The "Silicon Review" one looks like a pay-to-play as well after further
review, it's used in citation on a few other Wikipedia articles, but as far as
I can tell, and due to some anecdotal stories, it doesn't look good.

* [https://www.reddit.com/r/PublicRelations/comments/bha6hs/sil...](https://www.reddit.com/r/PublicRelations/comments/bha6hs/silicon_review_emailed_me_about_an_offer_to/)

* [https://arpr.com/blog/4-pay-for-play-scams/](https://arpr.com/blog/4-pay-for-play-scams/)

Good catch, thanks for spending the time to review my links. Reading your
comments above, I largely agree. It's a high bar (mostly) to get an article on
Wikipedia, and that's a good thing.
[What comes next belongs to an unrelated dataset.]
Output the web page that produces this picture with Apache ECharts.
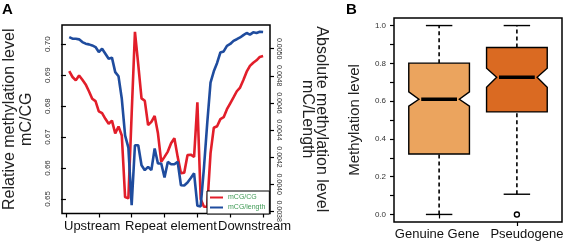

It allows us to read the majority of
content on Wikipedia without too much suspicion.

------
qwerty456127
Once I witnessed awesome articles [others added and I used with delight] on
open source frameworks as well as some minor facts [I added] on other subjects
deleted for being "insignificant" I decided I'm not donating to Wikipedia
until this bullshit ends.

Wiki articles are not videos, they take humble disk space to host so I can't
recognize any reason in dismissing "insignificant" information other than a
stupid rule.

IMHO whatever can be considered a piece of knowledge should be there.

BTW nearly the same applies to StackOverflow - thanks to high reputation
points I earnt during the early days I can see deleted questions and answers
and I often see really interesting (having three-figure upvvote scores and
dozens of stars) questions and very informative (also heavily upvoted) answers
deleted.

------
oefrha
[https://en.wikipedia.org/wiki/Draft:Apache_Arrow](https://en.wikipedia.org/wiki/Draft:Apache_Arrow)

> REVIEWERS: Please note that the submitting editor is the chief marketing
> officer and vice president of strategy at this company.

Yeah, sorry, big no no there.

Disclosure: consider myself a Wikipedian to some extent, got a couple hundred
edits on Wikipedia.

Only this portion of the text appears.